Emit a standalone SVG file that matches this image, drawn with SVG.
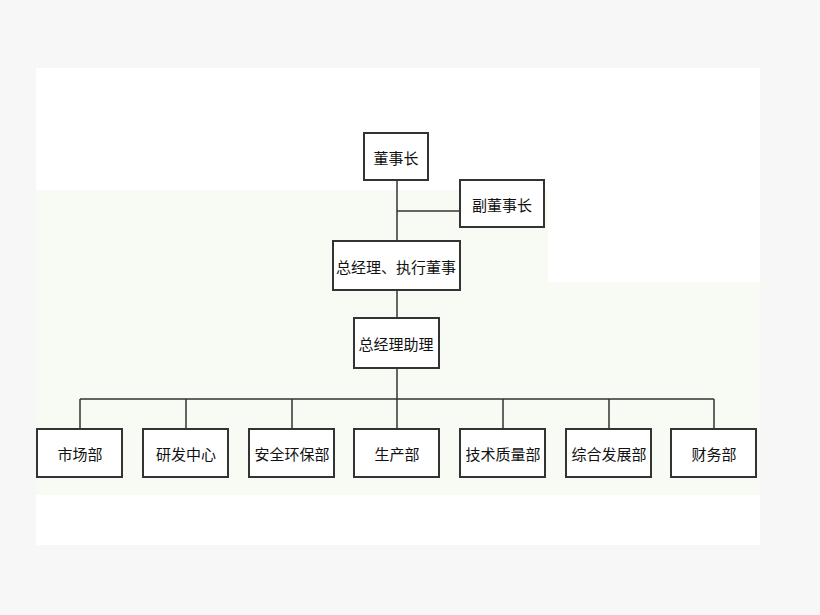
<svg xmlns="http://www.w3.org/2000/svg" width="820" height="615" viewBox="0 0 820 615">
<style>
.n rect{fill:#fff;stroke:#333;stroke-width:2}
.n text{font-family:"Noto Sans CJK SC","Liberation Sans",sans-serif;font-size:15px;fill:#111;text-anchor:middle;dominant-baseline:central}
#c path{fill:none;stroke:#333;stroke-width:1.5}
</style>
<rect width="820" height="615" fill="#f7f7f7"/>
<rect x="36" y="68" width="724" height="477" fill="#fff"/>
<path d="M36 190H548V282H760V495H36Z" fill="#f8faf4"/>
<g id="c">
<path d="M397 180V241M397 211H460M397 290V318M397 368V399M80 399H714M80 399V429M186 399V429M292 399V429M397 399V429M503 399V429M609 399V429M714 399V429"/>
</g>
<g id="n1" class="n"><rect x="364" y="133" width="64" height="47"/><text x="396" y="157">董事长</text></g>
<g id="n2" class="n"><rect x="460" y="180" width="84" height="47"/><text x="502" y="204">副董事长</text></g>
<g id="n3" class="n"><rect x="333" y="241" width="127" height="49"/><text x="396" y="266">总经理、执行董事</text></g>
<g id="n4" class="n"><rect x="354" y="318" width="85" height="50"/><text x="396" y="343">总经理助理</text></g>
<g id="d1" class="n"><rect x="37" y="429" width="85" height="48"/><text x="80" y="453">市场部</text></g>
<g id="d2" class="n"><rect x="143" y="429" width="85" height="48"/><text x="186" y="453">研发中心</text></g>
<g id="d3" class="n"><rect x="249" y="429" width="85" height="48"/><text x="292" y="453">安全环保部</text></g>
<g id="d4" class="n"><rect x="354" y="429" width="85" height="48"/><text x="397" y="453">生产部</text></g>
<g id="d5" class="n"><rect x="460" y="429" width="85" height="48"/><text x="503" y="453">技术质量部</text></g>
<g id="d6" class="n"><rect x="566" y="429" width="85" height="48"/><text x="609" y="453">综合发展部</text></g>
<g id="d7" class="n"><rect x="671" y="429" width="85" height="48"/><text x="714" y="453">财务部</text></g>
</svg>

PROBLEM:
Return the whole listing, word for word, and leave out every picture.

WRITTEN ANSWER:
Emit a standalone SVG file that matches this image, drawn with SVG.
<svg xmlns="http://www.w3.org/2000/svg" width="820" height="615" viewBox="0 0 820 615">
<style>
.n rect{fill:#fff;stroke:#333;stroke-width:2}
.n text{font-family:"Noto Sans CJK SC","Liberation Sans",sans-serif;font-size:15px;fill:#111;text-anchor:middle;dominant-baseline:central}
#c path{fill:none;stroke:#333;stroke-width:1.5}
</style>
<rect width="820" height="615" fill="#f7f7f7"/>
<rect x="36" y="68" width="724" height="477" fill="#fff"/>
<path d="M36 190H548V282H760V495H36Z" fill="#f8faf4"/>
<g id="c">
<path d="M397 180V241M397 211H460M397 290V318M397 368V399M80 399H714M80 399V429M186 399V429M292 399V429M397 399V429M503 399V429M609 399V429M714 399V429"/>
</g>
<g id="n1" class="n"><rect x="364" y="133" width="64" height="47"/><text x="396" y="157">董事长</text></g>
<g id="n2" class="n"><rect x="460" y="180" width="84" height="47"/><text x="502" y="204">副董事长</text></g>
<g id="n3" class="n"><rect x="333" y="241" width="127" height="49"/><text x="396" y="266">总经理、执行董事</text></g>
<g id="n4" class="n"><rect x="354" y="318" width="85" height="50"/><text x="396" y="343">总经理助理</text></g>
<g id="d1" class="n"><rect x="37" y="429" width="85" height="48"/><text x="80" y="453">市场部</text></g>
<g id="d2" class="n"><rect x="143" y="429" width="85" height="48"/><text x="186" y="453">研发中心</text></g>
<g id="d3" class="n"><rect x="249" y="429" width="85" height="48"/><text x="292" y="453">安全环保部</text></g>
<g id="d4" class="n"><rect x="354" y="429" width="85" height="48"/><text x="397" y="453">生产部</text></g>
<g id="d5" class="n"><rect x="460" y="429" width="85" height="48"/><text x="503" y="453">技术质量部</text></g>
<g id="d6" class="n"><rect x="566" y="429" width="85" height="48"/><text x="609" y="453">综合发展部</text></g>
<g id="d7" class="n"><rect x="671" y="429" width="85" height="48"/><text x="714" y="453">财务部</text></g>
</svg>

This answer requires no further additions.